**DATA SEGMENT:**
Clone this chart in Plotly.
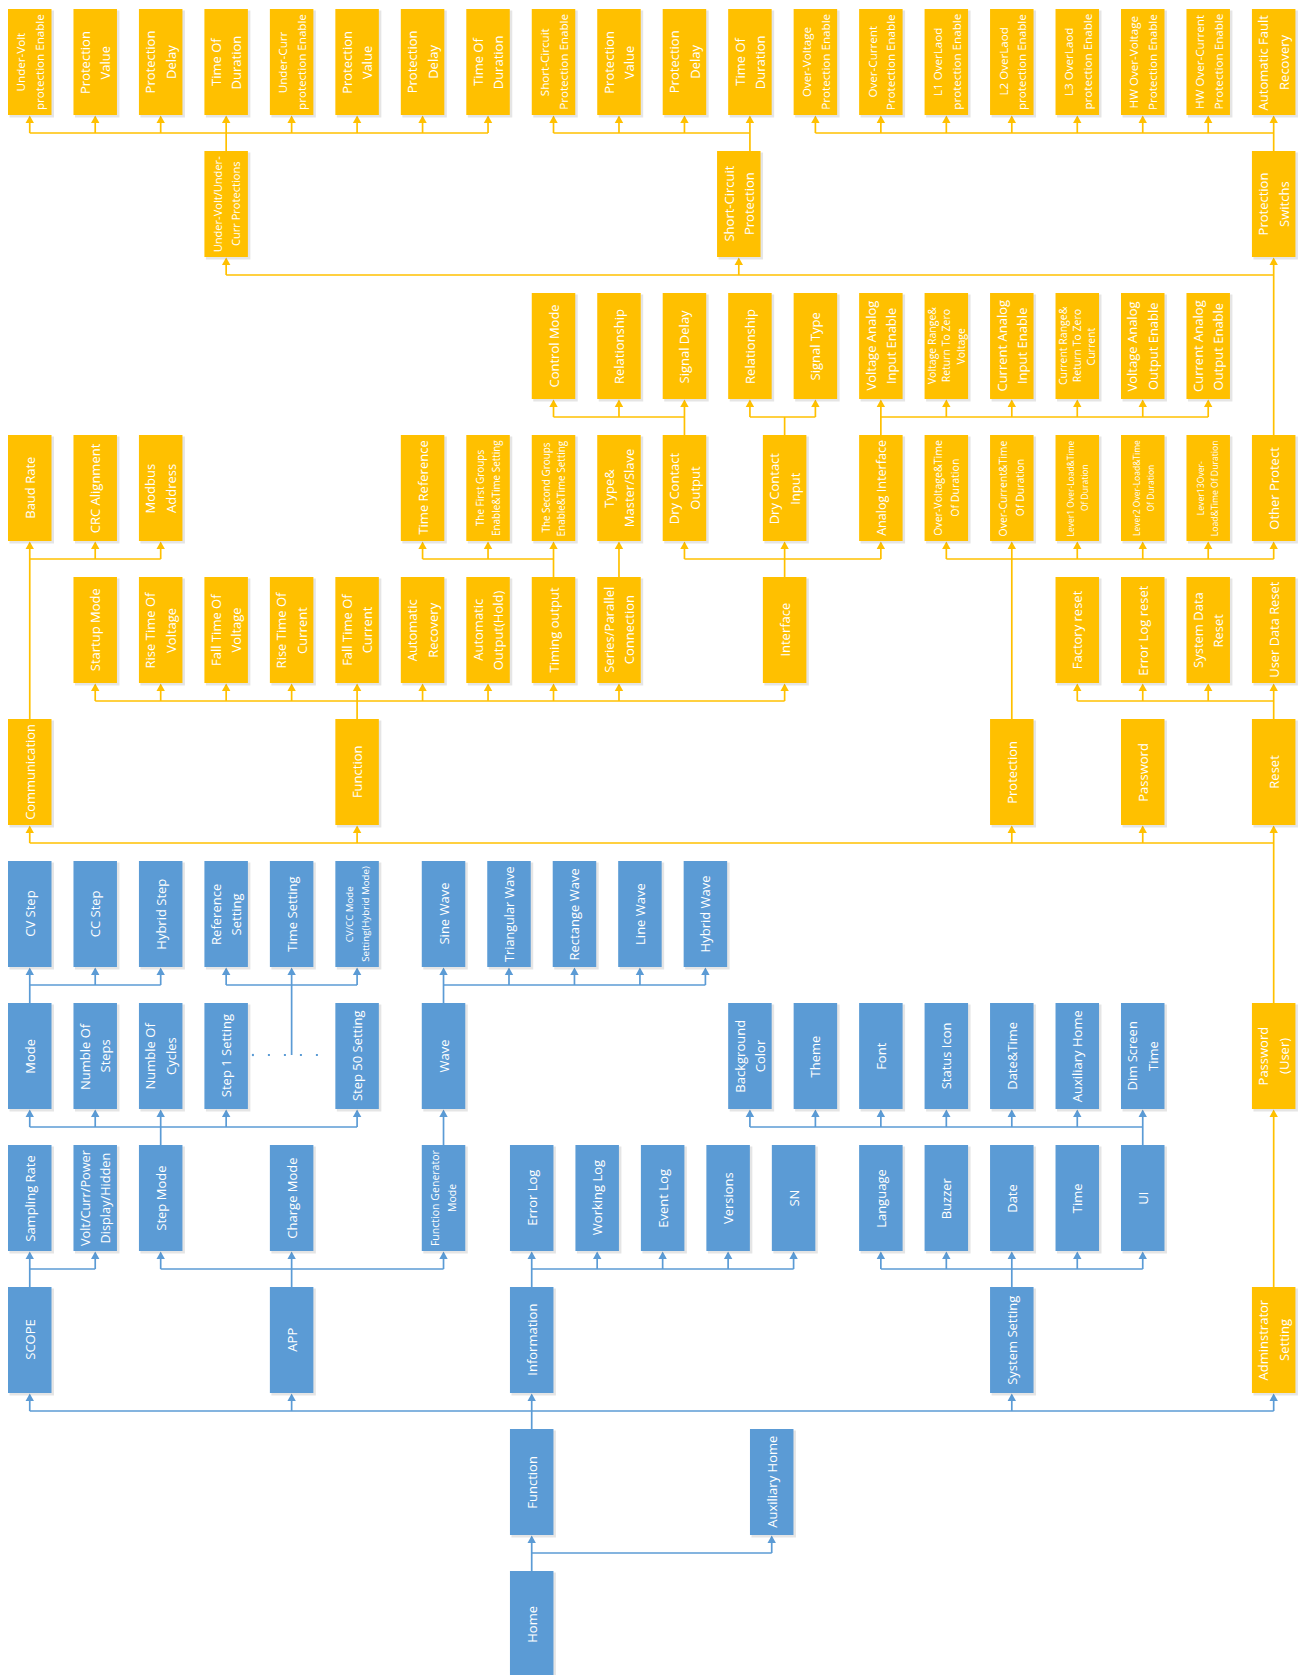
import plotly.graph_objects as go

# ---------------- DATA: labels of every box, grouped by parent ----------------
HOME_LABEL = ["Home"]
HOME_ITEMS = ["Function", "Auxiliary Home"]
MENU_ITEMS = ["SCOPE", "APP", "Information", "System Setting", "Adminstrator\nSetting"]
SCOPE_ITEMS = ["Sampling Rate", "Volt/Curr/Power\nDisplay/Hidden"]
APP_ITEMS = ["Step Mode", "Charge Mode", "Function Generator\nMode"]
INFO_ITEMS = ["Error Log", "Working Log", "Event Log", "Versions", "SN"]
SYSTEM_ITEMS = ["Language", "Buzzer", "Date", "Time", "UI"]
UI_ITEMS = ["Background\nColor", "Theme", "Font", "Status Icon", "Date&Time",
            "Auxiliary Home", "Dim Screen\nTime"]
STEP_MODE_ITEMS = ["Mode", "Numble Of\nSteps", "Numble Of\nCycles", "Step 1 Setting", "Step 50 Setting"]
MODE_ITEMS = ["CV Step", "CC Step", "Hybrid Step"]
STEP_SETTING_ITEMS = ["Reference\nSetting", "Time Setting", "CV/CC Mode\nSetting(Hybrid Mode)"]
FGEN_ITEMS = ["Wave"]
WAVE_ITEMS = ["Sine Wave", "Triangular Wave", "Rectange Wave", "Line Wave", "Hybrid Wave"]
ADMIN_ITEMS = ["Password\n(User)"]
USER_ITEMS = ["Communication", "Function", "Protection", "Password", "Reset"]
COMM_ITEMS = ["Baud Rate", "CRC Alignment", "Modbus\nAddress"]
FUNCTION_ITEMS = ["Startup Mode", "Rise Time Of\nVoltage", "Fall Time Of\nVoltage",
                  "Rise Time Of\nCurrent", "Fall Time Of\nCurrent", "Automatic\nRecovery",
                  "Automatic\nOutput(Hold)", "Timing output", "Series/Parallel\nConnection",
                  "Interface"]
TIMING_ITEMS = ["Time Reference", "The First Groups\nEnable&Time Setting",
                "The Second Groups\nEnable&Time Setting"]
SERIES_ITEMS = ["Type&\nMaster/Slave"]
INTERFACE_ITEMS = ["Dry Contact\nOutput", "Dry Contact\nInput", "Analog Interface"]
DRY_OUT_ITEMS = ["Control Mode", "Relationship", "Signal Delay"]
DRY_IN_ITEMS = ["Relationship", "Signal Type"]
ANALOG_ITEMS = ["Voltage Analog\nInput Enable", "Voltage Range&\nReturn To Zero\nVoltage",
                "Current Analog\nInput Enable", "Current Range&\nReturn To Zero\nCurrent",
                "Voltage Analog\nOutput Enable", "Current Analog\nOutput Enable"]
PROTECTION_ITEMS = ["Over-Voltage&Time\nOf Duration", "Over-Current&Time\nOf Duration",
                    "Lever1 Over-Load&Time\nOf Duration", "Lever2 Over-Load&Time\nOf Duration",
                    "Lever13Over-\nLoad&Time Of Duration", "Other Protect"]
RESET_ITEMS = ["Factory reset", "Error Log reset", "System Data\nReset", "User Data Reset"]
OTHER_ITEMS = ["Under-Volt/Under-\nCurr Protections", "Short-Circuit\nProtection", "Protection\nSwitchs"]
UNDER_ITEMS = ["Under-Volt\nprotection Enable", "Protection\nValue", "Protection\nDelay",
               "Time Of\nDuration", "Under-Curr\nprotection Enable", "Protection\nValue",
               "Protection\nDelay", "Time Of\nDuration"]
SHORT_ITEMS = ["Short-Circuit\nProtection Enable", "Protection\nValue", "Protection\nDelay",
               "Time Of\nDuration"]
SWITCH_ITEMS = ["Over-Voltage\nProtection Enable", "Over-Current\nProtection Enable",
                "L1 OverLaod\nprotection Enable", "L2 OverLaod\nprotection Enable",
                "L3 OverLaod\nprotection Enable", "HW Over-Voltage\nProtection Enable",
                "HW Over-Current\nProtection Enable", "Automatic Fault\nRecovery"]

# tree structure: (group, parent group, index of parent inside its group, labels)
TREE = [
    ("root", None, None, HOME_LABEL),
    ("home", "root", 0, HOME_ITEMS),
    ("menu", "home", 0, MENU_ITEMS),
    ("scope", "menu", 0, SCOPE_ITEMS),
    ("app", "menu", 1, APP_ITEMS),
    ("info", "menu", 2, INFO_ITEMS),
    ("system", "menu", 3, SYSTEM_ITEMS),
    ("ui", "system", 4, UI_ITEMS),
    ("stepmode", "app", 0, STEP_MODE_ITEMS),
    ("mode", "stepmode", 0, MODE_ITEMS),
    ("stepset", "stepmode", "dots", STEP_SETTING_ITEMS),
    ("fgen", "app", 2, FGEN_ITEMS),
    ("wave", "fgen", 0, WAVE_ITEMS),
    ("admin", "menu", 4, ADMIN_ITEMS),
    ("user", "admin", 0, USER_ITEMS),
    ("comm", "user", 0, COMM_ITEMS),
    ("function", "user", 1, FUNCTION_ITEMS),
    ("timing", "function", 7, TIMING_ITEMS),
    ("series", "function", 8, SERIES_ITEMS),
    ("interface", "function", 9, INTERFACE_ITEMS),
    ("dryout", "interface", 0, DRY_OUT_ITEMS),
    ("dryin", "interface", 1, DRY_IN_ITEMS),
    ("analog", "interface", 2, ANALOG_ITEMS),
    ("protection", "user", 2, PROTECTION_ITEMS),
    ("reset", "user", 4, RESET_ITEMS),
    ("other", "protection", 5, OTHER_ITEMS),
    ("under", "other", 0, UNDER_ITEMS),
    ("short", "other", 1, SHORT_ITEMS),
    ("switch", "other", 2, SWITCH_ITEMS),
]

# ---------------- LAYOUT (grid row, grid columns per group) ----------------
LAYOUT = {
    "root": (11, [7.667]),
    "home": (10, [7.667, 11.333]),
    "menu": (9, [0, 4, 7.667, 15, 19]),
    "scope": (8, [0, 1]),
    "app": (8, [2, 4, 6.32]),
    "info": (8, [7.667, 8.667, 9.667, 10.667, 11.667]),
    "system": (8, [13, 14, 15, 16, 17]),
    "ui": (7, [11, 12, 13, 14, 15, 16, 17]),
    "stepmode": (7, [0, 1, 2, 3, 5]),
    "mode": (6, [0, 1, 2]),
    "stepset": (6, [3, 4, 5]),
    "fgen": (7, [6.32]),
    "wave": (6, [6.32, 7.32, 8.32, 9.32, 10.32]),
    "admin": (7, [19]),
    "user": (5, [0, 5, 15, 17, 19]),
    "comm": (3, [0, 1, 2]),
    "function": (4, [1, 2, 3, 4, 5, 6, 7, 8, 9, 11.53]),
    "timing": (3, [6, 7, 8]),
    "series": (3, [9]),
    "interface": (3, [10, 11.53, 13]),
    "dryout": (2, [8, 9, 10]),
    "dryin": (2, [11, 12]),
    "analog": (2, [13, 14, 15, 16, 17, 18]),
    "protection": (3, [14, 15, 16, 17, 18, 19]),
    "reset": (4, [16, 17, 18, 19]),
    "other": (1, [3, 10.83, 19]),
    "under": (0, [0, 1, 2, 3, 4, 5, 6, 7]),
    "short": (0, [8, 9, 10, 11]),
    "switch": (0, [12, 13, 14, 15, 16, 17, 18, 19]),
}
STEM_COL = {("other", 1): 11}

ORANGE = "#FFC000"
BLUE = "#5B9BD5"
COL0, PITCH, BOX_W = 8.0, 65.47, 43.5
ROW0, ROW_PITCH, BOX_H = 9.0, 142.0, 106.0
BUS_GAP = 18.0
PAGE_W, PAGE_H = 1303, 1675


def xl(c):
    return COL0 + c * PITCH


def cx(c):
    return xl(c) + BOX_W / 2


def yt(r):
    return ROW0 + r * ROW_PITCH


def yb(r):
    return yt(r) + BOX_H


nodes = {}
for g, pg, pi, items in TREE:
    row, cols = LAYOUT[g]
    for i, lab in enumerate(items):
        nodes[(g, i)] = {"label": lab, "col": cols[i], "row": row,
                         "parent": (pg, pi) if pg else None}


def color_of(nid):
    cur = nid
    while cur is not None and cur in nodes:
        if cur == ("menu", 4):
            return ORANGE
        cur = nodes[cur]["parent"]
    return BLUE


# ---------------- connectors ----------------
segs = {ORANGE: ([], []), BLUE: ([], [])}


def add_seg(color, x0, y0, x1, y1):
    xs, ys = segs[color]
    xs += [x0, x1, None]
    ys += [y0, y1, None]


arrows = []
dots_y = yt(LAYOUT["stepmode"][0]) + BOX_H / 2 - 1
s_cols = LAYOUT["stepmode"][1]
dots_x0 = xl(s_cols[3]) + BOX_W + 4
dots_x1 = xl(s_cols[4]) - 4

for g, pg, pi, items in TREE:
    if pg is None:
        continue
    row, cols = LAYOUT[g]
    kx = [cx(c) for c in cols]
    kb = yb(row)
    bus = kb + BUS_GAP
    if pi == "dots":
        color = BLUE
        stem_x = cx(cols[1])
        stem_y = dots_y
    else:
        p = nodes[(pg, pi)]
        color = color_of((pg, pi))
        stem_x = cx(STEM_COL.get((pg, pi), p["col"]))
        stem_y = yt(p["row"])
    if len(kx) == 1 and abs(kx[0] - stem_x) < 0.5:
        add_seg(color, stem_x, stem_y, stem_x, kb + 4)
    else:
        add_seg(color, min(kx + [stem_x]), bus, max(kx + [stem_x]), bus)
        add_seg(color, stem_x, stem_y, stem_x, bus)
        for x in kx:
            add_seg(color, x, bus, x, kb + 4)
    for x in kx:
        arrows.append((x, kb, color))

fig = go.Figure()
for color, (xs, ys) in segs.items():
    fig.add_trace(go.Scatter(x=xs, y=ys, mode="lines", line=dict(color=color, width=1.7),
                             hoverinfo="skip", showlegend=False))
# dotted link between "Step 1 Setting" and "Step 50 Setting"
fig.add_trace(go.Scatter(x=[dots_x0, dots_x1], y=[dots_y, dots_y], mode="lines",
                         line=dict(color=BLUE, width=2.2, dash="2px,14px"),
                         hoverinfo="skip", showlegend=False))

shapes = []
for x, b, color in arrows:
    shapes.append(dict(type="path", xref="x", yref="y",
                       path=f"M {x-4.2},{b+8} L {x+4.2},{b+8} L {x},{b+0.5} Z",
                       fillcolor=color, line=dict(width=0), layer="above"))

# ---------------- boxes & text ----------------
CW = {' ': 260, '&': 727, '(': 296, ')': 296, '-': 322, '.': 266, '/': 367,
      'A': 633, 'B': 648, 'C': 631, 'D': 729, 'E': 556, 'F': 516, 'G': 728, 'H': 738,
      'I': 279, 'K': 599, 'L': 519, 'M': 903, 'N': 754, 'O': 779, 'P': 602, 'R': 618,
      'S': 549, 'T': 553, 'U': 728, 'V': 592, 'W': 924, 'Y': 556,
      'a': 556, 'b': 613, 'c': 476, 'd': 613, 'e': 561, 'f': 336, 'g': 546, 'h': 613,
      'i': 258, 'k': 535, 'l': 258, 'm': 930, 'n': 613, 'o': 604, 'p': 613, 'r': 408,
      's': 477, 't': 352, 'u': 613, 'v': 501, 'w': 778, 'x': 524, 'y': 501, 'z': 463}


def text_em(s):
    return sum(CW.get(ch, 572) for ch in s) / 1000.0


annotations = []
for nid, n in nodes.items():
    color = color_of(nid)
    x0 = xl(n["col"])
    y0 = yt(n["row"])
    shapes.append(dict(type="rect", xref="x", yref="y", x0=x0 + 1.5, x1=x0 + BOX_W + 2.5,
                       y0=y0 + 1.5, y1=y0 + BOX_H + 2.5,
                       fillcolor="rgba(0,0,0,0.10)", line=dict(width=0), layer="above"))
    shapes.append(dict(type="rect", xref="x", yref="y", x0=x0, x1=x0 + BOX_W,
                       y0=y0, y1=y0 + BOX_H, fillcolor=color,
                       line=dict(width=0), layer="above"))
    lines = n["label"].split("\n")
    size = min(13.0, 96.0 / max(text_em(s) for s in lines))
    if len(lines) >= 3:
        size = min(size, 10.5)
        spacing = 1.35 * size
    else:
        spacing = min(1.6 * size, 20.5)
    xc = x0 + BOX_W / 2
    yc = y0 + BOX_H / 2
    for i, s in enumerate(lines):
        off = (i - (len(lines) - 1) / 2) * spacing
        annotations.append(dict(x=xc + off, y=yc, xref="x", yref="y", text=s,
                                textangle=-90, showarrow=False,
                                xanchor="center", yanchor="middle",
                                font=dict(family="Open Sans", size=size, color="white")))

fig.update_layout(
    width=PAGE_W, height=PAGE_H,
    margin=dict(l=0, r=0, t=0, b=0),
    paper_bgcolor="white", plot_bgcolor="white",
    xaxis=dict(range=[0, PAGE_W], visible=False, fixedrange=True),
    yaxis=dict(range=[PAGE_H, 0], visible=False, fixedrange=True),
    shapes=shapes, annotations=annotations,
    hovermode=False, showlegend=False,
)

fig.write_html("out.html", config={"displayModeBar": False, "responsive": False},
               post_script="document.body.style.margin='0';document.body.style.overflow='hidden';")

**TASK DIRECTIONS:** Begin at the first line of the material and copy each line exactly through the one containing "import plotly.graph_objects as go". Omit pictures.

**RESULT:**
Clone this chart in Plotly.
import plotly.graph_objects as go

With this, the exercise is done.